◆ Direction: Say how many lines hold the string "this", and nothing more.

◆ Records shown:
● ● ● ● ●
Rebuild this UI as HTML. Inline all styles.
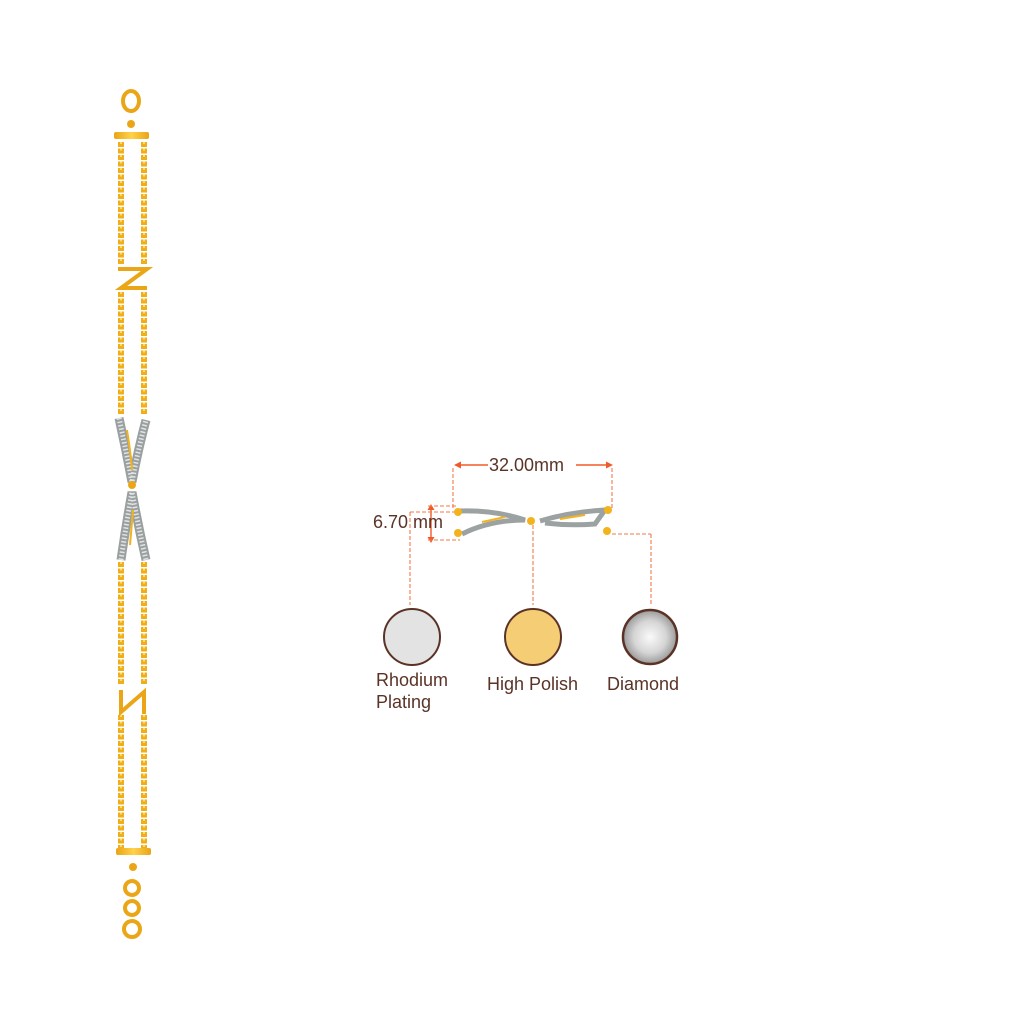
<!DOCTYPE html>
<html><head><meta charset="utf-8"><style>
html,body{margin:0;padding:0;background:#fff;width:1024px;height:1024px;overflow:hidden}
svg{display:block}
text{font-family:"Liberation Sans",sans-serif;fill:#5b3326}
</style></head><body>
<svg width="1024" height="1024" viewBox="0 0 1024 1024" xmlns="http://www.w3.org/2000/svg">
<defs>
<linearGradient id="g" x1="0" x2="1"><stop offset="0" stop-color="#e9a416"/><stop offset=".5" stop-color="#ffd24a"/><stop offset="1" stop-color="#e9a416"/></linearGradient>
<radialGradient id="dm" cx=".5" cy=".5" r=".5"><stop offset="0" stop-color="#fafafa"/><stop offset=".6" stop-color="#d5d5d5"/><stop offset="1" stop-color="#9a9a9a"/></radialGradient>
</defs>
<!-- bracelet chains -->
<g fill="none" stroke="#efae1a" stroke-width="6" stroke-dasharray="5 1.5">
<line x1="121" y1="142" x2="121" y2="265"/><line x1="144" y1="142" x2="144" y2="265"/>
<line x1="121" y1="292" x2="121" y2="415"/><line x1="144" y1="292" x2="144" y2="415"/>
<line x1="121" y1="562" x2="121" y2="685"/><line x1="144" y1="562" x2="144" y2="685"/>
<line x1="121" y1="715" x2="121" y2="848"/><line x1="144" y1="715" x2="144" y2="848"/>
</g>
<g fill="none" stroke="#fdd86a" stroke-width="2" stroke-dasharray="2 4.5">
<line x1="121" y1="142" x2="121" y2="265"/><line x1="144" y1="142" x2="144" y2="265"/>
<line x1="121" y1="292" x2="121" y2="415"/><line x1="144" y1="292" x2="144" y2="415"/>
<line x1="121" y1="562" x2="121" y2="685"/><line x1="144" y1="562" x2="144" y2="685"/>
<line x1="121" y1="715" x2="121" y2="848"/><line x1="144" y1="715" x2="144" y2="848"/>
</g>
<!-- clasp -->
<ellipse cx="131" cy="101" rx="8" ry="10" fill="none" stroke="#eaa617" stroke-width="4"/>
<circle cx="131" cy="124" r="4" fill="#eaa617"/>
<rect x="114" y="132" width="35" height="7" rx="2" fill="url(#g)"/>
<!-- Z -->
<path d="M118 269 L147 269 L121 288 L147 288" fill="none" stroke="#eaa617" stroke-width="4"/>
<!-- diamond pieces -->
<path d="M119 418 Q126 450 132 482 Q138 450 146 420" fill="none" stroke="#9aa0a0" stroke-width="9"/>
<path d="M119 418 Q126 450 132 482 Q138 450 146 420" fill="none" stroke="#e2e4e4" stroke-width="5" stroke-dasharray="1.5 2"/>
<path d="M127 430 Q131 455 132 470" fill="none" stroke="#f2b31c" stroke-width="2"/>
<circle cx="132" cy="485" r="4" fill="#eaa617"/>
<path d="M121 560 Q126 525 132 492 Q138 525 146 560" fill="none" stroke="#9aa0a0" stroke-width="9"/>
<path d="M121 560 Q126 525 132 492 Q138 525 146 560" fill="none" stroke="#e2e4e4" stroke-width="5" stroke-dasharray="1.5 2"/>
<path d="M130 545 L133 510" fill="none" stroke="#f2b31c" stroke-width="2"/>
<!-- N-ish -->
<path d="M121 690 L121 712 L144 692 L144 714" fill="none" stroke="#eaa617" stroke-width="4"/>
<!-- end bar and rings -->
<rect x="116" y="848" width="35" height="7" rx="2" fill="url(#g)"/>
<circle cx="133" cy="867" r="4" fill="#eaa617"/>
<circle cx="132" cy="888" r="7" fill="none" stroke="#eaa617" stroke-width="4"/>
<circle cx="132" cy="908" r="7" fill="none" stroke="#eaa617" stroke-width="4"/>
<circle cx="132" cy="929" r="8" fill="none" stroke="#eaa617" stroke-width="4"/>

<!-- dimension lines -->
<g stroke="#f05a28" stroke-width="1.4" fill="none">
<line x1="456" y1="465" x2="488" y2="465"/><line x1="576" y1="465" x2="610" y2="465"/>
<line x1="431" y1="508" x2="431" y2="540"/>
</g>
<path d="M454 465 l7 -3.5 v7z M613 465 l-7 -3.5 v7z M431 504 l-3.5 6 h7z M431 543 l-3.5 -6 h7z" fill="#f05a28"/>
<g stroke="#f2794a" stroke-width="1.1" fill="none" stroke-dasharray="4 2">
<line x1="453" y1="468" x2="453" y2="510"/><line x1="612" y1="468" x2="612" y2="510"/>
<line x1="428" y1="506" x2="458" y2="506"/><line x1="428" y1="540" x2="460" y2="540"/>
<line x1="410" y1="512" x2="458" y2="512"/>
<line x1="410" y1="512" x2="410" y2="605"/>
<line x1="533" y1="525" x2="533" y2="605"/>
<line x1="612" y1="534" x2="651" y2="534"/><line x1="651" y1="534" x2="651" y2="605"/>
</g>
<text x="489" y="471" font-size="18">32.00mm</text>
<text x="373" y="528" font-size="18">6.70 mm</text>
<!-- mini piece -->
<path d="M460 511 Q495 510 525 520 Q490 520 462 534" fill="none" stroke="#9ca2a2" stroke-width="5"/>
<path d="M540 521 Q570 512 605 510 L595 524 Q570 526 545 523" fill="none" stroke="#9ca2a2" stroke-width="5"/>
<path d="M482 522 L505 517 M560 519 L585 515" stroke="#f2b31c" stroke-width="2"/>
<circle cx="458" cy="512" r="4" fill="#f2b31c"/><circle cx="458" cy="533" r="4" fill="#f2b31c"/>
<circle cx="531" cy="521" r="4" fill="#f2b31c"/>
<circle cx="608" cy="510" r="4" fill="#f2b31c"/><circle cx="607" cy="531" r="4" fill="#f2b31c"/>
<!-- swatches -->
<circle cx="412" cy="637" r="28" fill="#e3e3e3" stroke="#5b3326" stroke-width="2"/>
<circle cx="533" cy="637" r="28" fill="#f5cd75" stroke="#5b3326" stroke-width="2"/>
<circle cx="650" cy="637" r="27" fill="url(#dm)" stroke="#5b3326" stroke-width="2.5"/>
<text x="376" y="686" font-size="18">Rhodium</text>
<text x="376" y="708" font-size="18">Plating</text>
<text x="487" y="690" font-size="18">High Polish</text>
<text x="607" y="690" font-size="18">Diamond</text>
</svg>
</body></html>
● ● ● ● ●
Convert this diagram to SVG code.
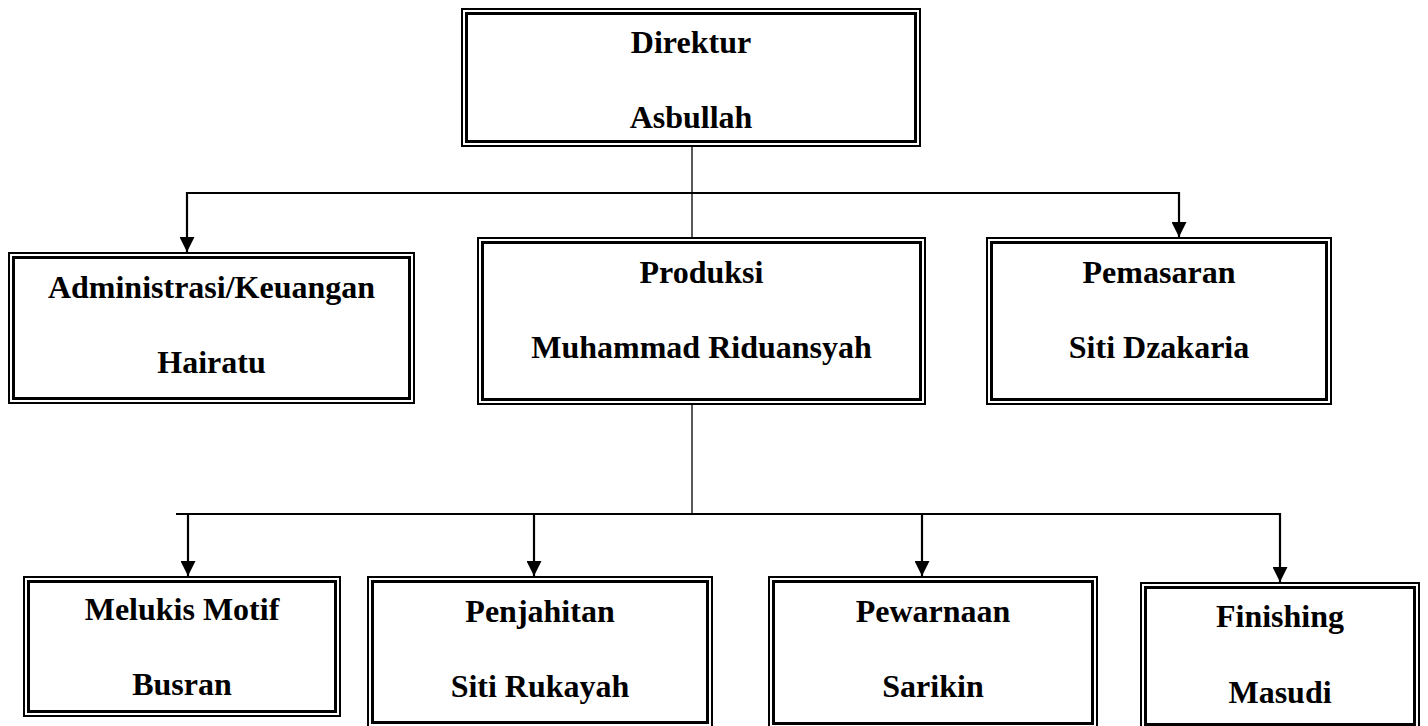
● ● ● ● ●
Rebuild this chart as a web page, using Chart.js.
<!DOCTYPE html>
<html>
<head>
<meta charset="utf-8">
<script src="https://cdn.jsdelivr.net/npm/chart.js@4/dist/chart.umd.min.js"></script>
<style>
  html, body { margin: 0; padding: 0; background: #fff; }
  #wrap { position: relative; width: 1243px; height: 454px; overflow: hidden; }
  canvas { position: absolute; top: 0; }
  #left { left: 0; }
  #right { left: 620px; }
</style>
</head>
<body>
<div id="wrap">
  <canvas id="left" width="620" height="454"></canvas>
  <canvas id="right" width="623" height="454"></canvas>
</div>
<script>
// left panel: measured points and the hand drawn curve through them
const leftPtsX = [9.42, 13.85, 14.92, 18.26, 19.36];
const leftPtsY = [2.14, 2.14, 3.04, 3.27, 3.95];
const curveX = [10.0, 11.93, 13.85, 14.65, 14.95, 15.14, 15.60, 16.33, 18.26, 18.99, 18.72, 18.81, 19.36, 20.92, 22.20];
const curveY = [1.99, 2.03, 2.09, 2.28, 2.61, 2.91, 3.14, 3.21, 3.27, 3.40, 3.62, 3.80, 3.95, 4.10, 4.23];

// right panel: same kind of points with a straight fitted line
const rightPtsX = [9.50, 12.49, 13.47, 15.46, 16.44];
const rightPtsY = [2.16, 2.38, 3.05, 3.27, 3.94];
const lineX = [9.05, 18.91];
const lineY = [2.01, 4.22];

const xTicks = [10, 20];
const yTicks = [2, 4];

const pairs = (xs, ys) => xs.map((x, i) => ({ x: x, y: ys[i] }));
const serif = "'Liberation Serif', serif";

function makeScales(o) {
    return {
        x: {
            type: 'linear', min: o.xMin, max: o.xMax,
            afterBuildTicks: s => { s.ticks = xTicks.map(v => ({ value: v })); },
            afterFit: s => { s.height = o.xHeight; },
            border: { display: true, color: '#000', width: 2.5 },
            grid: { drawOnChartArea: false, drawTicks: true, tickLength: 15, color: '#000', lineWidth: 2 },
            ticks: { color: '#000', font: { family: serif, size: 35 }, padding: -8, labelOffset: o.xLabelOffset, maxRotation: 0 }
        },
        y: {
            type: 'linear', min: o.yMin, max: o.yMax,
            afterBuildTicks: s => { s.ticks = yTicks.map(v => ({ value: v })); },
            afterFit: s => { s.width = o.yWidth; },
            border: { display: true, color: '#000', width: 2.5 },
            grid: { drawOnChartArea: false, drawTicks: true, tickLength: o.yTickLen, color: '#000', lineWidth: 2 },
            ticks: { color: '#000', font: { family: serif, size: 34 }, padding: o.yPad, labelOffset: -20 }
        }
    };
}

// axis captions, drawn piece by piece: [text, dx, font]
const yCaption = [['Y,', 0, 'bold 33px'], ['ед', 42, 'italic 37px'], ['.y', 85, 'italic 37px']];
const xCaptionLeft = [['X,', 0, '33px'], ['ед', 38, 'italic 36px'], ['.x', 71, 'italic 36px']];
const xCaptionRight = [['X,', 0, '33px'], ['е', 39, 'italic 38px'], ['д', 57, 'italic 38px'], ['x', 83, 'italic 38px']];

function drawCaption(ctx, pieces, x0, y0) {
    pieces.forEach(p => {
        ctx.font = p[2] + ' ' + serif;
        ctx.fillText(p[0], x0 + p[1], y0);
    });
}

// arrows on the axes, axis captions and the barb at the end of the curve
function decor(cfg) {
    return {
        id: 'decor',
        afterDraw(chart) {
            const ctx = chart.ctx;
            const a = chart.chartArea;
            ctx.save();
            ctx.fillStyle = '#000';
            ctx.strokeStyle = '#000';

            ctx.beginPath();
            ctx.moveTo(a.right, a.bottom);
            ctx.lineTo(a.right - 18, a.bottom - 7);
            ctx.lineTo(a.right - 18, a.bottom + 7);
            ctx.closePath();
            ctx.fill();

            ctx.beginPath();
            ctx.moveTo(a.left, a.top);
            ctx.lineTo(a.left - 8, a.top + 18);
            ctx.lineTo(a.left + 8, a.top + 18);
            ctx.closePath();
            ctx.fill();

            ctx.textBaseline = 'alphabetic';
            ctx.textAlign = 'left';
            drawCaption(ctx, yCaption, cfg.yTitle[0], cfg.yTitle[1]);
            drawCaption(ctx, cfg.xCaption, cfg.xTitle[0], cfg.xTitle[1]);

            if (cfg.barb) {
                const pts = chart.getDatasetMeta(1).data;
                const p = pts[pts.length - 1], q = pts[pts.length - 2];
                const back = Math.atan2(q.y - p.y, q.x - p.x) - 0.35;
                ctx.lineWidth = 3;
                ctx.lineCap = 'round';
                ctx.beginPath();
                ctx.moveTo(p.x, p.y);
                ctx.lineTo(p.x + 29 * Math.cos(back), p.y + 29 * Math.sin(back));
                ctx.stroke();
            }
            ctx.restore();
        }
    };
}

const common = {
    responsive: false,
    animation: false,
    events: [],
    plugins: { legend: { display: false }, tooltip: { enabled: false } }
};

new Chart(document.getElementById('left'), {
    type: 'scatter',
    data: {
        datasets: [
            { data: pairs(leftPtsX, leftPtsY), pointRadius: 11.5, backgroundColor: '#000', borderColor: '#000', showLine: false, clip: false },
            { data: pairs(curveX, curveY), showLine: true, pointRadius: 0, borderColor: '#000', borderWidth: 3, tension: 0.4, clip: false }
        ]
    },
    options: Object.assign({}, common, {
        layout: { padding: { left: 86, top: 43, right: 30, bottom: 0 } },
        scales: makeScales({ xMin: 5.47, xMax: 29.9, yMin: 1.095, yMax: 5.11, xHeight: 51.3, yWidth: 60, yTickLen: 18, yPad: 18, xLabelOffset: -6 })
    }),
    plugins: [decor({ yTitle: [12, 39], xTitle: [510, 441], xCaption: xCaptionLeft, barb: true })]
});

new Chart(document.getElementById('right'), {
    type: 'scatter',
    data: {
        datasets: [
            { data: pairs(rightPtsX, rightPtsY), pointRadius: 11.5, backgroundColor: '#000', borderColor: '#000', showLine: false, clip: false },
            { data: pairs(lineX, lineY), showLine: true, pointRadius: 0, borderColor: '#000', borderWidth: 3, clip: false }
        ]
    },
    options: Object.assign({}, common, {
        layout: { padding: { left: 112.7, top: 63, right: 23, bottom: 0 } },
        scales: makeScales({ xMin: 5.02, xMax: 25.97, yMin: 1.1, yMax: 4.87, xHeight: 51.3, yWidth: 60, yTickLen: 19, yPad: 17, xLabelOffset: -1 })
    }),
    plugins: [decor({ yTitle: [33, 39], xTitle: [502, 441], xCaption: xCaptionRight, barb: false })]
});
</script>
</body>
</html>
● ● ● ● ●
◆ Worked solution: 3